→ Aim of the exercise: Write out the full listing exactly as given, minus the images.

→ Given information:
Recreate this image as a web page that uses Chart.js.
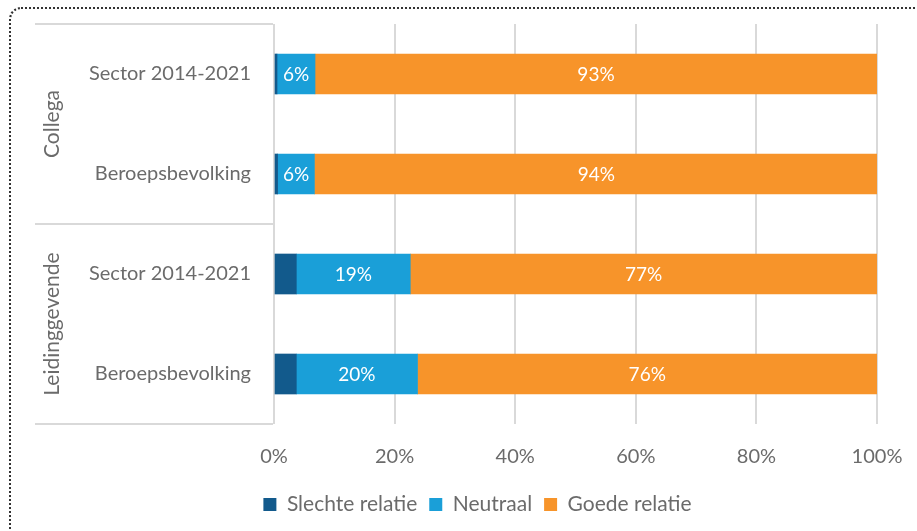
<!DOCTYPE html>
<html lang="nl">
<head>
    <meta charset="UTF-8">
    <title>Relatie met collega en leidinggevende</title>
    <script src="https://cdn.jsdelivr.net/npm/chart.js@4.4.1/dist/chart.umd.min.js"></script>
    <style>
        body { margin: 0; overflow: hidden; background: #fff; }
        #wrap { position: absolute; left: 0; top: 0; width: 917px; height: 531px; }
        #frame { position: absolute; left: 9px; top: 7px; width: 940px; height: 560px;
                 border-top: 2px dotted #333; border-left: 2px dotted #333; border-top-left-radius: 12px; }
        #graph { position: absolute; left: 0; top: 0; }
    </style>
</head>
<body>
<div id="wrap">
    <div id="frame"></div>
    <canvas id="graph" width="917" height="531"></canvas>
</div>
<script>
    // categories (top to bottom) and the group they belong to
    const categories = ['Sector 2014-2021', 'Beroepsbevolking', 'Sector 2014-2021', 'Beroepsbevolking'];
    const groups = ['Collega', 'Leidinggevende'];
    const groupSize = [2, 2];

    // percentages per answer
    const slecht   = [0.5, 0.6, 3.7, 3.7];
    const neutraal = [6.3, 6.1, 18.9, 20.1];
    const goed     = [93.2, 93.5, 77.4, 76.2];

    const xTicks = [0, 20, 40, 60, 80, 100];

    const grey = '#6b6b6b';
    const lineGrey = '#d9d9d9';
    const fam = 'Lato, "Open Sans", sans-serif';

    // white percentage labels in the neutral + good segments
    const barLabels = {
        id: 'barLabels',
        afterDatasetsDraw(chart) {
            const ctx = chart.ctx;
            ctx.save();
            ctx.fillStyle = '#fff';
            ctx.font = '19px ' + fam;
            ctx.textAlign = 'center';
            ctx.textBaseline = 'middle';
            [1, 2].forEach(di => {
                const meta = chart.getDatasetMeta(di);
                meta.data.forEach((bar, i) => {
                    const v = chart.data.datasets[di].data[i];
                    const p = bar.getProps(['x', 'y', 'base'], true);
                    ctx.fillText(Math.round(v) + '%', (p.x + p.base) / 2, p.y + 1);
                });
            });
            ctx.restore();
        }
    };

    // group boxes + rotated group names left of the category labels
    const groupAxis = {
        id: 'groupAxis',
        afterDraw(chart) {
            const ctx = chart.ctx;
            const area = chart.chartArea;
            const left = 35;
            const step = (area.bottom - area.top) / categories.length;
            ctx.save();
            ctx.strokeStyle = lineGrey;
            ctx.lineWidth = 2;
            let top = area.top;
            const edges = [top];
            groupSize.forEach(n => { top += n * step; edges.push(top); });
            edges.forEach(e => {
                ctx.beginPath();
                ctx.moveTo(left, e);
                ctx.lineTo(area.left - 1, e);
                ctx.stroke();
            });
            ctx.fillStyle = grey;
            ctx.font = '21px ' + fam;
            ctx.textAlign = 'center';
            ctx.textBaseline = 'middle';
            groups.forEach((g, i) => {
                const cy = (edges[i] + edges[i + 1]) / 2;
                ctx.save();
                ctx.translate(52, cy);
                ctx.rotate(-Math.PI / 2);
                ctx.fillText(g, 0, 0);
                ctx.restore();
            });
            ctx.restore();
        }
    };

    const ctx = document.getElementById('graph').getContext('2d');
    const myChart = new Chart(ctx, {
        type: 'bar',
        data: {
            labels: categories,
            datasets: [
                { label: 'Slechte relatie', data: slecht, backgroundColor: '#125a8c' },
                { label: 'Neutraal', data: neutraal, backgroundColor: '#1a9fd8' },
                { label: 'Goede relatie', data: goed, backgroundColor: '#f7942a' }
            ]
        },
        options: {
            responsive: false,
            animation: false,
            indexAxis: 'y',
            layout: { padding: { left: 38, right: 0, top: 24, bottom: 6 } },
            datasets: { bar: { barThickness: 40 } },
            scales: {
                x: {
                    stacked: true,
                    min: 0,
                    max: 100,
                    afterBuildTicks(scale) { scale.ticks = xTicks.map(v => ({ value: v })); },
                    afterFit(scale) { scale.height = 58; scale.paddingLeft = 0; scale.paddingRight = 40; },
                    grid: { color: lineGrey, lineWidth: 2, drawTicks: false },
                    border: { display: false },
                    ticks: {
                        color: grey,
                        padding: 21,
                        font: { family: fam, size: 20 },
                        callback: v => v + '%'
                    }
                },
                y: {
                    stacked: true,
                    afterFit(scale) { scale.width = 236; scale.paddingTop = 0; scale.paddingBottom = 0; },
                    grid: { display: false, drawTicks: false },
                    border: { display: false },
                    ticks: {
                        color: grey,
                        padding: 23,
                        font: { family: fam, size: 20 }
                    }
                }
            },
            plugins: {
                legend: {
                    position: 'bottom',
                    labels: {
                        color: grey,
                        boxWidth: 13,
                        boxHeight: 13,
                        padding: 12,
                        font: { family: fam, size: 21 }
                    }
                },
                tooltip: { enabled: false }
            }
        },
        plugins: [barLabels, groupAxis]
    });
</script>
</body>
</html>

→ Result of this exercise:
Recreate this image as a web page that uses Chart.js.
<!DOCTYPE html>
<html lang="nl">
<head>
    <meta charset="UTF-8">
    <title>Relatie met collega en leidinggevende</title>
    <script src="https://cdn.jsdelivr.net/npm/chart.js@4.4.1/dist/chart.umd.min.js"></script>
    <style>
        body { margin: 0; overflow: hidden; background: #fff; }
        #wrap { position: absolute; left: 0; top: 0; width: 917px; height: 531px; }
        #frame { position: absolute; left: 9px; top: 7px; width: 940px; height: 560px;
                 border-top: 2px dotted #333; border-left: 2px dotted #333; border-top-left-radius: 12px; }
        #graph { position: absolute; left: 0; top: 0; }
    </style>
</head>
<body>
<div id="wrap">
    <div id="frame"></div>
    <canvas id="graph" width="917" height="531"></canvas>
</div>
<script>
    // categories (top to bottom) and the group they belong to
    const categories = ['Sector 2014-2021', 'Beroepsbevolking', 'Sector 2014-2021', 'Beroepsbevolking'];
    const groups = ['Collega', 'Leidinggevende'];
    const groupSize = [2, 2];

    // percentages per answer
    const slecht   = [0.5, 0.6, 3.7, 3.7];
    const neutraal = [6.3, 6.1, 18.9, 20.1];
    const goed     = [93.2, 93.5, 77.4, 76.2];

    const xTicks = [0, 20, 40, 60, 80, 100];

    const grey = '#6b6b6b';
    const lineGrey = '#d9d9d9';
    const fam = 'Lato, "Open Sans", sans-serif';

    // white percentage labels in the neutral + good segments
    const barLabels = {
        id: 'barLabels',
        afterDatasetsDraw(chart) {
            const ctx = chart.ctx;
            ctx.save();
            ctx.fillStyle = '#fff';
            ctx.font = '19px ' + fam;
            ctx.textAlign = 'center';
            ctx.textBaseline = 'middle';
            [1, 2].forEach(di => {
                const meta = chart.getDatasetMeta(di);
                meta.data.forEach((bar, i) => {
                    const v = chart.data.datasets[di].data[i];
                    const p = bar.getProps(['x', 'y', 'base'], true);
                    ctx.fillText(Math.round(v) + '%', (p.x + p.base) / 2, p.y + 1);
                });
            });
            ctx.restore();
        }
    };

    // group boxes + rotated group names left of the category labels
    const groupAxis = {
        id: 'groupAxis',
        afterDraw(chart) {
            const ctx = chart.ctx;
            const area = chart.chartArea;
            const left = 35;
            const step = (area.bottom - area.top) / categories.length;
            ctx.save();
            ctx.strokeStyle = lineGrey;
            ctx.lineWidth = 2;
            let top = area.top;
            const edges = [top];
            groupSize.forEach(n => { top += n * step; edges.push(top); });
            edges.forEach(e => {
                ctx.beginPath();
                ctx.moveTo(left, e);
                ctx.lineTo(area.left - 1, e);
                ctx.stroke();
            });
            ctx.fillStyle = grey;
            ctx.font = '21px ' + fam;
            ctx.textAlign = 'center';
            ctx.textBaseline = 'middle';
            groups.forEach((g, i) => {
                const cy = (edges[i] + edges[i + 1]) / 2;
                ctx.save();
                ctx.translate(52, cy);
                ctx.rotate(-Math.PI / 2);
                ctx.fillText(g, 0, 0);
                ctx.restore();
            });
            ctx.restore();
        }
    };

    const ctx = document.getElementById('graph').getContext('2d');
    const myChart = new Chart(ctx, {
        type: 'bar',
        data: {
            labels: categories,
            datasets: [
                { label: 'Slechte relatie', data: slecht, backgroundColor: '#125a8c' },
                { label: 'Neutraal', data: neutraal, backgroundColor: '#1a9fd8' },
                { label: 'Goede relatie', data: goed, backgroundColor: '#f7942a' }
            ]
        },
        options: {
            responsive: false,
            animation: false,
            indexAxis: 'y',
            layout: { padding: { left: 38, right: 0, top: 24, bottom: 6 } },
            datasets: { bar: { barThickness: 40 } },
            scales: {
                x: {
                    stacked: true,
                    min: 0,
                    max: 100,
                    afterBuildTicks(scale) { scale.ticks = xTicks.map(v => ({ value: v })); },
                    afterFit(scale) { scale.height = 58; scale.paddingLeft = 0; scale.paddingRight = 40; },
                    grid: { color: lineGrey, lineWidth: 2, drawTicks: false },
                    border: { display: false },
                    ticks: {
                        color: grey,
                        padding: 21,
                        font: { family: fam, size: 20 },
                        callback: v => v + '%'
                    }
                },
                y: {
                    stacked: true,
                    afterFit(scale) { scale.width = 236; scale.paddingTop = 0; scale.paddingBottom = 0; },
                    grid: { display: false, drawTicks: false },
                    border: { display: false },
                    ticks: {
                        color: grey,
                        padding: 23,
                        font: { family: fam, size: 20 }
                    }
                }
            },
            plugins: {
                legend: {
                    position: 'bottom',
                    labels: {
                        color: grey,
                        boxWidth: 13,
                        boxHeight: 13,
                        padding: 12,
                        font: { family: fam, size: 21 }
                    }
                },
                tooltip: { enabled: false }
            }
        },
        plugins: [barLabels, groupAxis]
    });
</script>
</body>
</html>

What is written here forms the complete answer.